What you will do: All of the data should be repeated exactly; pictures are not part of the copy.

Supplied data:
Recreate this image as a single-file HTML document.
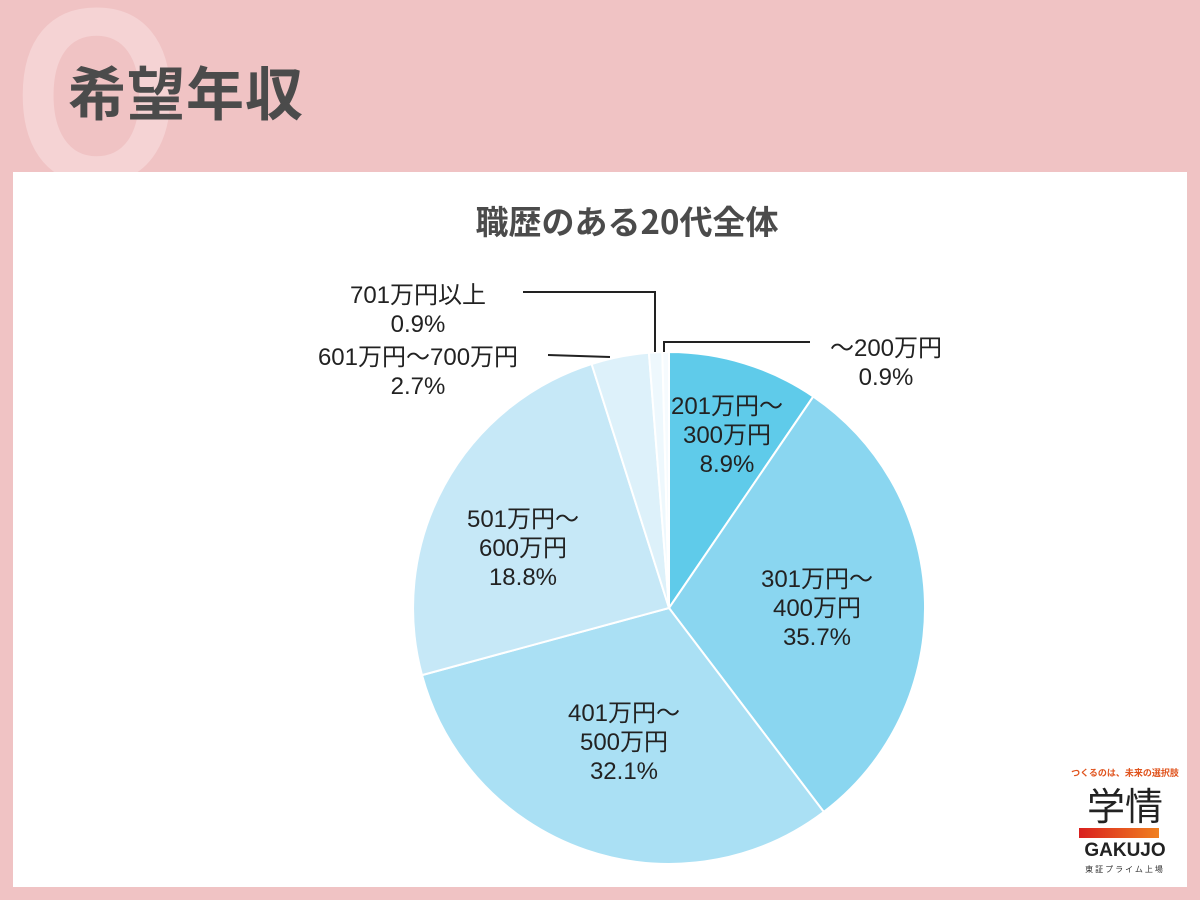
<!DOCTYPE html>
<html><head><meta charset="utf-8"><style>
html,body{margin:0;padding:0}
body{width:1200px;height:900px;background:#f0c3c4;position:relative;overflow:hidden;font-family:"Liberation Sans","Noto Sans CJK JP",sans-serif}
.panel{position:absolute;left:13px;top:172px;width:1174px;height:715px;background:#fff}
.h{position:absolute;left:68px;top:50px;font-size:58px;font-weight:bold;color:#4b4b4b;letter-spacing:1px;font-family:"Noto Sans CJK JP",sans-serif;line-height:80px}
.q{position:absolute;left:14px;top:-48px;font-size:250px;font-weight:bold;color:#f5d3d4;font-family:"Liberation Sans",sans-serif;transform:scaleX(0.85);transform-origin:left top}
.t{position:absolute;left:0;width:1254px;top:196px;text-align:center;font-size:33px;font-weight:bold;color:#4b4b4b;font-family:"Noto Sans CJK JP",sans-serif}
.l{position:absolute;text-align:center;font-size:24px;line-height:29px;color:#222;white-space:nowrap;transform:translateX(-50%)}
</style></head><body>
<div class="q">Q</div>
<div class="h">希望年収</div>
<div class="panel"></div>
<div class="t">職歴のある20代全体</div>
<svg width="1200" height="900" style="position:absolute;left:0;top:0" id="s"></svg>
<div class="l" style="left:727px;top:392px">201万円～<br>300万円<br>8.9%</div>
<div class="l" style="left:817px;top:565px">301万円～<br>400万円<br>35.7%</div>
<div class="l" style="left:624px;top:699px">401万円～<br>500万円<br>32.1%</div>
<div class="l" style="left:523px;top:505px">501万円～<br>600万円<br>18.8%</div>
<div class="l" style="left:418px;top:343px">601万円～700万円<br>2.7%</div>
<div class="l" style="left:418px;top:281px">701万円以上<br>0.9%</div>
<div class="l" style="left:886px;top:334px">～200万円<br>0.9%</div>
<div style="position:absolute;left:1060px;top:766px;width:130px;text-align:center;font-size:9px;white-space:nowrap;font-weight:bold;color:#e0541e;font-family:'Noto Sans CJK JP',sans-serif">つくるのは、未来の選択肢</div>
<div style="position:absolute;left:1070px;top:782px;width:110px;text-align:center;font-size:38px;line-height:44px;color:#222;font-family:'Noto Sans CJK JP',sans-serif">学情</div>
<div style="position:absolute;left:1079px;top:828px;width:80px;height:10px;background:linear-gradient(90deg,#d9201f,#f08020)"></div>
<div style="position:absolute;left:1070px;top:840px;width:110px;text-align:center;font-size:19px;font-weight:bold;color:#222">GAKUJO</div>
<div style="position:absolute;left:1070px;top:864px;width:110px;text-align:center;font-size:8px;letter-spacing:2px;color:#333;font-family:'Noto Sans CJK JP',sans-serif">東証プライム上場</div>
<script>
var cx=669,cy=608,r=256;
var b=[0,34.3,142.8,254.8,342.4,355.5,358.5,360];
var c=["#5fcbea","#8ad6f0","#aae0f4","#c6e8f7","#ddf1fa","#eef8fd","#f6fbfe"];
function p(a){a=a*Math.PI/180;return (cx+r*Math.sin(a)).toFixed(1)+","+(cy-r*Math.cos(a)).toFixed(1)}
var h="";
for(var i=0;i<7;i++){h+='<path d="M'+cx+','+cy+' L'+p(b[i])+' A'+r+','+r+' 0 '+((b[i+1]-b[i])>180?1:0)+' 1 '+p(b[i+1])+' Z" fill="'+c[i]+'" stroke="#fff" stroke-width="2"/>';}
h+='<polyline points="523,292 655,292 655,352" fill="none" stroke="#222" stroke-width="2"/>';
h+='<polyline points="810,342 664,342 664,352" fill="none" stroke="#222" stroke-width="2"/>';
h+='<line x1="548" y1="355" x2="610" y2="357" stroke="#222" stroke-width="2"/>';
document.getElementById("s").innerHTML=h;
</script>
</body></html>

The reply:
Recreate this image as a single-file HTML document.
<!DOCTYPE html>
<html><head><meta charset="utf-8"><style>
html,body{margin:0;padding:0}
body{width:1200px;height:900px;background:#f0c3c4;position:relative;overflow:hidden;font-family:"Liberation Sans","Noto Sans CJK JP",sans-serif}
.panel{position:absolute;left:13px;top:172px;width:1174px;height:715px;background:#fff}
.h{position:absolute;left:68px;top:50px;font-size:58px;font-weight:bold;color:#4b4b4b;letter-spacing:1px;font-family:"Noto Sans CJK JP",sans-serif;line-height:80px}
.q{position:absolute;left:14px;top:-48px;font-size:250px;font-weight:bold;color:#f5d3d4;font-family:"Liberation Sans",sans-serif;transform:scaleX(0.85);transform-origin:left top}
.t{position:absolute;left:0;width:1254px;top:196px;text-align:center;font-size:33px;font-weight:bold;color:#4b4b4b;font-family:"Noto Sans CJK JP",sans-serif}
.l{position:absolute;text-align:center;font-size:24px;line-height:29px;color:#222;white-space:nowrap;transform:translateX(-50%)}
</style></head><body>
<div class="q">Q</div>
<div class="h">希望年収</div>
<div class="panel"></div>
<div class="t">職歴のある20代全体</div>
<svg width="1200" height="900" style="position:absolute;left:0;top:0" id="s"></svg>
<div class="l" style="left:727px;top:392px">201万円～<br>300万円<br>8.9%</div>
<div class="l" style="left:817px;top:565px">301万円～<br>400万円<br>35.7%</div>
<div class="l" style="left:624px;top:699px">401万円～<br>500万円<br>32.1%</div>
<div class="l" style="left:523px;top:505px">501万円～<br>600万円<br>18.8%</div>
<div class="l" style="left:418px;top:343px">601万円～700万円<br>2.7%</div>
<div class="l" style="left:418px;top:281px">701万円以上<br>0.9%</div>
<div class="l" style="left:886px;top:334px">～200万円<br>0.9%</div>
<div style="position:absolute;left:1060px;top:766px;width:130px;text-align:center;font-size:9px;white-space:nowrap;font-weight:bold;color:#e0541e;font-family:'Noto Sans CJK JP',sans-serif">つくるのは、未来の選択肢</div>
<div style="position:absolute;left:1070px;top:782px;width:110px;text-align:center;font-size:38px;line-height:44px;color:#222;font-family:'Noto Sans CJK JP',sans-serif">学情</div>
<div style="position:absolute;left:1079px;top:828px;width:80px;height:10px;background:linear-gradient(90deg,#d9201f,#f08020)"></div>
<div style="position:absolute;left:1070px;top:840px;width:110px;text-align:center;font-size:19px;font-weight:bold;color:#222">GAKUJO</div>
<div style="position:absolute;left:1070px;top:864px;width:110px;text-align:center;font-size:8px;letter-spacing:2px;color:#333;font-family:'Noto Sans CJK JP',sans-serif">東証プライム上場</div>
<script>
var cx=669,cy=608,r=256;
var b=[0,34.3,142.8,254.8,342.4,355.5,358.5,360];
var c=["#5fcbea","#8ad6f0","#aae0f4","#c6e8f7","#ddf1fa","#eef8fd","#f6fbfe"];
function p(a){a=a*Math.PI/180;return (cx+r*Math.sin(a)).toFixed(1)+","+(cy-r*Math.cos(a)).toFixed(1)}
var h="";
for(var i=0;i<7;i++){h+='<path d="M'+cx+','+cy+' L'+p(b[i])+' A'+r+','+r+' 0 '+((b[i+1]-b[i])>180?1:0)+' 1 '+p(b[i+1])+' Z" fill="'+c[i]+'" stroke="#fff" stroke-width="2"/>';}
h+='<polyline points="523,292 655,292 655,352" fill="none" stroke="#222" stroke-width="2"/>';
h+='<polyline points="810,342 664,342 664,352" fill="none" stroke="#222" stroke-width="2"/>';
h+='<line x1="548" y1="355" x2="610" y2="357" stroke="#222" stroke-width="2"/>';
document.getElementById("s").innerHTML=h;
</script>
</body></html>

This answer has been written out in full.